Upon arriving at Mission Santa Inés in 1924, the Capuchin Franciscans installed electricity and modern plumbing to improve the living conditions. The inner garden was given a formal appearance in 1926 with the planting of a hedge in the shape of a Celtic cross and installation of a fountain.
The expansive garden behind the Mission is a lovely surprise for many visitors. Dating to the Mission's earliest days, the garden has undergone many changes; it currently retains the formal design of a hedge in the shape of a Celtic cross implemented by the Capuchin Franciscans in 1926.

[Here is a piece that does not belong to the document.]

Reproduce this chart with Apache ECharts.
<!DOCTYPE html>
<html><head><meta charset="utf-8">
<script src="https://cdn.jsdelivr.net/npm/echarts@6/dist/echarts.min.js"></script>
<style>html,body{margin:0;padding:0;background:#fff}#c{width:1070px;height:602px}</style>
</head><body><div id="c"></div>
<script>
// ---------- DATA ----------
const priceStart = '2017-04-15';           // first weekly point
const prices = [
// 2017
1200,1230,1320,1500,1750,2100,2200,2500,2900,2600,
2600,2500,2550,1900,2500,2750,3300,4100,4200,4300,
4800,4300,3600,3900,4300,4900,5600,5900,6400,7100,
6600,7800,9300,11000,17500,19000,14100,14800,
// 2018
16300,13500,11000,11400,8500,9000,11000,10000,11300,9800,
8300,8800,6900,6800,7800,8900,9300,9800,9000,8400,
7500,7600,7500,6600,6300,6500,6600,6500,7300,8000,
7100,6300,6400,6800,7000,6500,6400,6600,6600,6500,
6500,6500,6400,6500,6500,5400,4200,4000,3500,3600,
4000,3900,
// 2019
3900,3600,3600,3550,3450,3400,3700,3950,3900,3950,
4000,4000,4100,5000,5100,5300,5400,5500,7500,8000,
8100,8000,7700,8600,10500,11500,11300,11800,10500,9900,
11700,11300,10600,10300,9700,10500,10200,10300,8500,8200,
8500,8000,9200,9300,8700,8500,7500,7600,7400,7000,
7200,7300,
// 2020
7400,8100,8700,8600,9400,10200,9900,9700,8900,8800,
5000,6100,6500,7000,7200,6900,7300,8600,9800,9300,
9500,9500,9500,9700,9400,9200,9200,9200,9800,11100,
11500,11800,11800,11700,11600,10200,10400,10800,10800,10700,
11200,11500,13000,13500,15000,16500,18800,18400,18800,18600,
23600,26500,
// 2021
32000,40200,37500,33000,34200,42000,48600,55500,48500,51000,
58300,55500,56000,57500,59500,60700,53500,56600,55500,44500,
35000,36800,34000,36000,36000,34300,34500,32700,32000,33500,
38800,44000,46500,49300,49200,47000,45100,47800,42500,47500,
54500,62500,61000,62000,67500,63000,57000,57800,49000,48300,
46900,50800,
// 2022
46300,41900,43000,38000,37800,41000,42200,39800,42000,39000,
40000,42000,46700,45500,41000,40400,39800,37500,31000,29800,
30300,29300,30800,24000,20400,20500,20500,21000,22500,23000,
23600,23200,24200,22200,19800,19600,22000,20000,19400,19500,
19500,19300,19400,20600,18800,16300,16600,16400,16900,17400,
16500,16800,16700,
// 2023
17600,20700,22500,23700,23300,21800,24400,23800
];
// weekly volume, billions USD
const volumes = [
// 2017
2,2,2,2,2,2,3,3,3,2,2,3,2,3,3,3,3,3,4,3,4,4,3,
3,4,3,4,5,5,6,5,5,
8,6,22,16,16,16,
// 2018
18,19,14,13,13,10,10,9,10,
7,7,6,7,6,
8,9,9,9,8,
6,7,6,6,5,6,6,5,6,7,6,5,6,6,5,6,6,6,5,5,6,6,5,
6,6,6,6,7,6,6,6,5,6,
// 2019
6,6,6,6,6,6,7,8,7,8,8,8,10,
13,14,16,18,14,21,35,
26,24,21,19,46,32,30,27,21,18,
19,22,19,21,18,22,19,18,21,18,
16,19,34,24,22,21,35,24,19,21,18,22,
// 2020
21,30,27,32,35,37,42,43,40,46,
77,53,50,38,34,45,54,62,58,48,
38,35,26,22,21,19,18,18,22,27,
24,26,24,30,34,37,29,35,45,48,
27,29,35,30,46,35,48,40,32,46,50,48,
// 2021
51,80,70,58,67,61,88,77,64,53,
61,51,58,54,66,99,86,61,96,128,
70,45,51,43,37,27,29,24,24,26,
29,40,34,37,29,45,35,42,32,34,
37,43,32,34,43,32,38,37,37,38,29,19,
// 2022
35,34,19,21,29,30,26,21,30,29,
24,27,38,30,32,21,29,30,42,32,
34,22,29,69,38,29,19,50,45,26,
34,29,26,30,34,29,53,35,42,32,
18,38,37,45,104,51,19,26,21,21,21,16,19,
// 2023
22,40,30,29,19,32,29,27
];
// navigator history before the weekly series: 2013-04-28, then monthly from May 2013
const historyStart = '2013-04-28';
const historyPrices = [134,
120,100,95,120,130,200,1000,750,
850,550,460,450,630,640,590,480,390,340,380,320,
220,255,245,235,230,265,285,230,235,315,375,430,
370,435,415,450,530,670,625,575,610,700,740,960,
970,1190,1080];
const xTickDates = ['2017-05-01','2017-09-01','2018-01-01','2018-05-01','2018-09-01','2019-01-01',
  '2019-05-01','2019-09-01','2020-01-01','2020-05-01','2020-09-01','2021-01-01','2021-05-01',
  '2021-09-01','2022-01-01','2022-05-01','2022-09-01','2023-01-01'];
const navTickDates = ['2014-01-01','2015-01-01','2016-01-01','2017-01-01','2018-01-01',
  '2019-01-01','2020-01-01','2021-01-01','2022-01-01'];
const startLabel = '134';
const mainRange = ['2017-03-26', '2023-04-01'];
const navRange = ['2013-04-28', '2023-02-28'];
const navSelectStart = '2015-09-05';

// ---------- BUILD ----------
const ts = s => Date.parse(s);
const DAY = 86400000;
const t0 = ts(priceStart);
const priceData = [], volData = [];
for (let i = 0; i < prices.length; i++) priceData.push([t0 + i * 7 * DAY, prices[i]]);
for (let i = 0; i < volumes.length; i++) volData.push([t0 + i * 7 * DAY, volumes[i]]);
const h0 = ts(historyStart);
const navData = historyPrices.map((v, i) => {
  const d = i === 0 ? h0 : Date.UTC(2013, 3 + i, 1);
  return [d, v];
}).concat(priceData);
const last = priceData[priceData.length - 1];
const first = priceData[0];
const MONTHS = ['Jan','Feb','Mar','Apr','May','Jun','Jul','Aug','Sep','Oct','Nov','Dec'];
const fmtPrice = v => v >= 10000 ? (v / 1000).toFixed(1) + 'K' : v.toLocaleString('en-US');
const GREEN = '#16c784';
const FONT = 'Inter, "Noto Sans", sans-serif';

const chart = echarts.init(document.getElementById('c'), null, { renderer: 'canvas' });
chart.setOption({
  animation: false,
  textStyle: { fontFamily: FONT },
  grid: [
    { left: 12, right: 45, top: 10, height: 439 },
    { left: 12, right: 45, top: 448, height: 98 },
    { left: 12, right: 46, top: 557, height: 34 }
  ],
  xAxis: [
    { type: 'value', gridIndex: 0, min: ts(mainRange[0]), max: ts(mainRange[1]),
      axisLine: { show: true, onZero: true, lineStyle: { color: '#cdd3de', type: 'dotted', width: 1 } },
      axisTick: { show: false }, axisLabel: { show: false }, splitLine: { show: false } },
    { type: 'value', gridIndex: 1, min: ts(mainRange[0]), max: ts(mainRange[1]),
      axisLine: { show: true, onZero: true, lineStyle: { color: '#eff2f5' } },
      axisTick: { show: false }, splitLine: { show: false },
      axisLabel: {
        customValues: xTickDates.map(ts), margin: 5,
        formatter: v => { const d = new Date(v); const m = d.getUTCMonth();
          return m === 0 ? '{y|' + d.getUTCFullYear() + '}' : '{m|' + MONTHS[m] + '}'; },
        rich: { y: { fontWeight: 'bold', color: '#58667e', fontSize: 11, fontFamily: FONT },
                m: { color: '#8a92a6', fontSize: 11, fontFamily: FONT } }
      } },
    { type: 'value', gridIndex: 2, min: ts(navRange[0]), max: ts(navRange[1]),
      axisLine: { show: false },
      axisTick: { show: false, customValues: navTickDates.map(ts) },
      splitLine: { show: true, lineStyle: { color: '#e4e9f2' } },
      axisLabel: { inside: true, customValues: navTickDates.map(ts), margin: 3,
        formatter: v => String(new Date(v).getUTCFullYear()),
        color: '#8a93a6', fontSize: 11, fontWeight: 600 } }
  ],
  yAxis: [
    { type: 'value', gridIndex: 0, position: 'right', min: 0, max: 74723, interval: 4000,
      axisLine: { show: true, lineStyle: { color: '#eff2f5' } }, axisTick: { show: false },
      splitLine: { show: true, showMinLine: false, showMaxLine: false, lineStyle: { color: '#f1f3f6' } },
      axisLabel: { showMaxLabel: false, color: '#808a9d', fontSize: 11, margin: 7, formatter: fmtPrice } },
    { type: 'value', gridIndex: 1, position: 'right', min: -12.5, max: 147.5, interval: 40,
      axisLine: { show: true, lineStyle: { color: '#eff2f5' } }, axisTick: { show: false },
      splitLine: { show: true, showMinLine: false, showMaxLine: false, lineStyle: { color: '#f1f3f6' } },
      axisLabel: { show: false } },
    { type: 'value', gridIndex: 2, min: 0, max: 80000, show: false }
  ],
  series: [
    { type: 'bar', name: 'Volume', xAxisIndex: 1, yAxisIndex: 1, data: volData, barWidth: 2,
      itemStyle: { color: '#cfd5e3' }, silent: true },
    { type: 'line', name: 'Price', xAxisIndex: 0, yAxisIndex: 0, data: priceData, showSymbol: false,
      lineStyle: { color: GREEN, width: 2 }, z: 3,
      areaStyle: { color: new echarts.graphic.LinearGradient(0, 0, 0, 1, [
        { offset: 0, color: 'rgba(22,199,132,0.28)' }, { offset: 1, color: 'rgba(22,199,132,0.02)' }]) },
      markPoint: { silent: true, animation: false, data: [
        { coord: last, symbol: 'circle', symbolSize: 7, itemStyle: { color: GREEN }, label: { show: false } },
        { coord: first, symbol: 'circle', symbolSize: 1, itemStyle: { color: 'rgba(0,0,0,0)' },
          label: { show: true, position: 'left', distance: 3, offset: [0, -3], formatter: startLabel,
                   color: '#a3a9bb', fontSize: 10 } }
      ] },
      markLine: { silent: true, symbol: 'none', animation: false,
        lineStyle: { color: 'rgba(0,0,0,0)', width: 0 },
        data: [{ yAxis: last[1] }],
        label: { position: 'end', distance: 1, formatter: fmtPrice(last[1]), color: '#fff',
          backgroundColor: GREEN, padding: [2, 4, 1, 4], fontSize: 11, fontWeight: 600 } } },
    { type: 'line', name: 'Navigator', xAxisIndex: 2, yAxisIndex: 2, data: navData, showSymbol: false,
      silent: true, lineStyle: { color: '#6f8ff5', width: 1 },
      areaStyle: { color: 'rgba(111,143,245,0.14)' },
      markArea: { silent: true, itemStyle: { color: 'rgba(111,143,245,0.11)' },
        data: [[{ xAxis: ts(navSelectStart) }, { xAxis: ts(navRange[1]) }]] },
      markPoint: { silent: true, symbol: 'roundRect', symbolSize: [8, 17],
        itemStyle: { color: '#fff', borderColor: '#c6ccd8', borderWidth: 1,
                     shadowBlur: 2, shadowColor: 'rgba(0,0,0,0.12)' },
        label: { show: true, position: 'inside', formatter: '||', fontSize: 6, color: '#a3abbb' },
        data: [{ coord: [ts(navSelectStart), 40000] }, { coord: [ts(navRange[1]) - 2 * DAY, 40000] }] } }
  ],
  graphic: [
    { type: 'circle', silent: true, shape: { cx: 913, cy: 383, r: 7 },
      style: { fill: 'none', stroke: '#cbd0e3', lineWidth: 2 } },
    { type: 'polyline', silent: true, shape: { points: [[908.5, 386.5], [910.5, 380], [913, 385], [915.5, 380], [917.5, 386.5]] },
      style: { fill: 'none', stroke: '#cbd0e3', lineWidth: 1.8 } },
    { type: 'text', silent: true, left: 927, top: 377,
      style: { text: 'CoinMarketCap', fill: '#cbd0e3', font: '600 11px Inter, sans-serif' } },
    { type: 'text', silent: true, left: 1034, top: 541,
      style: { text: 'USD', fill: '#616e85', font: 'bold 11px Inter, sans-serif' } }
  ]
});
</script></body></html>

|Fathers Kelleher and O'Leary examine adobe
walls during renovation work in 1949.
SANTA INÉS MISSION ARCHIVE.
Full restoration of the Mission began in 1947. When the workman removed the roof from part of the residence, they discovered the outline of several rooms above the arches that had been used by during the Mission Era. The second story was added making the Mission look as it did before the earthquake of 1812. Extensive repairs were made to the roof of the church and residence, and sections of the south end of the building were completely remodeled.
Additionally, the bell tower was remodeled to conform to its original design as confirmed by artwork and photographs prior to its collapse in 1911. Red tile flooring unearthed during the project affirmed that the Mission edifice originally has 22 arches not 21 as previously believed. A Mission bell was shipped from Rotterdam (the Netherlands) for recasting and returned in time to ring out in celebration of the 150th anniversary of Mission Santa Inés in 1954.
The Chapel of the Madonna was created during this period and numerous restoration projects were initiated. A radiation heating system was installed in the church under the original restored tile floor to preserve the Mission's priceless paintings and other artwork. The entire Mission was painted and weatherproofed. Improved irrigation and drainage systems were installed for the various refurbished and landscaped gardens. In 1954 a statue of Our Lady of Lourdes made in Obergammergau (Bavaria, Germany) was installed in a shrine next to the cemetery.
|The restored arched colonnade with ruin of the original 19th arch.|
Two new bronze bells named "Santa Inés" and "Saint Frances" were cast and installed in the bell tower in 1984. In August of 1989 the 18th annual Fiesta celebrated many years of hard work - in particular the million-dollar renovation and restoration project of the east wing. Key to this project was the reconstruction of eight of the 19 arches that form the eastern façade of the building. This restoration recreated the appearance and almost the original length of the east wing or convento prior to the Secularization in 1834. All that remained was the 19th of the 22 arches. It was decided to keep this original arch standing both as a reminder of the original building as well as of the neglect and abuse that the missions suffered under secularization. The new portion of the convento building now houses a large parish hall complete with kitchen and two conference rooms. All are used by the parish as well as area groups for meetings. Inside the hall are several large paintings done by local artists depicting the various eras of mission life as well as the present life of the parish. Restoration efforts of the Mission paintings became the focus in 1992 and are ongoing.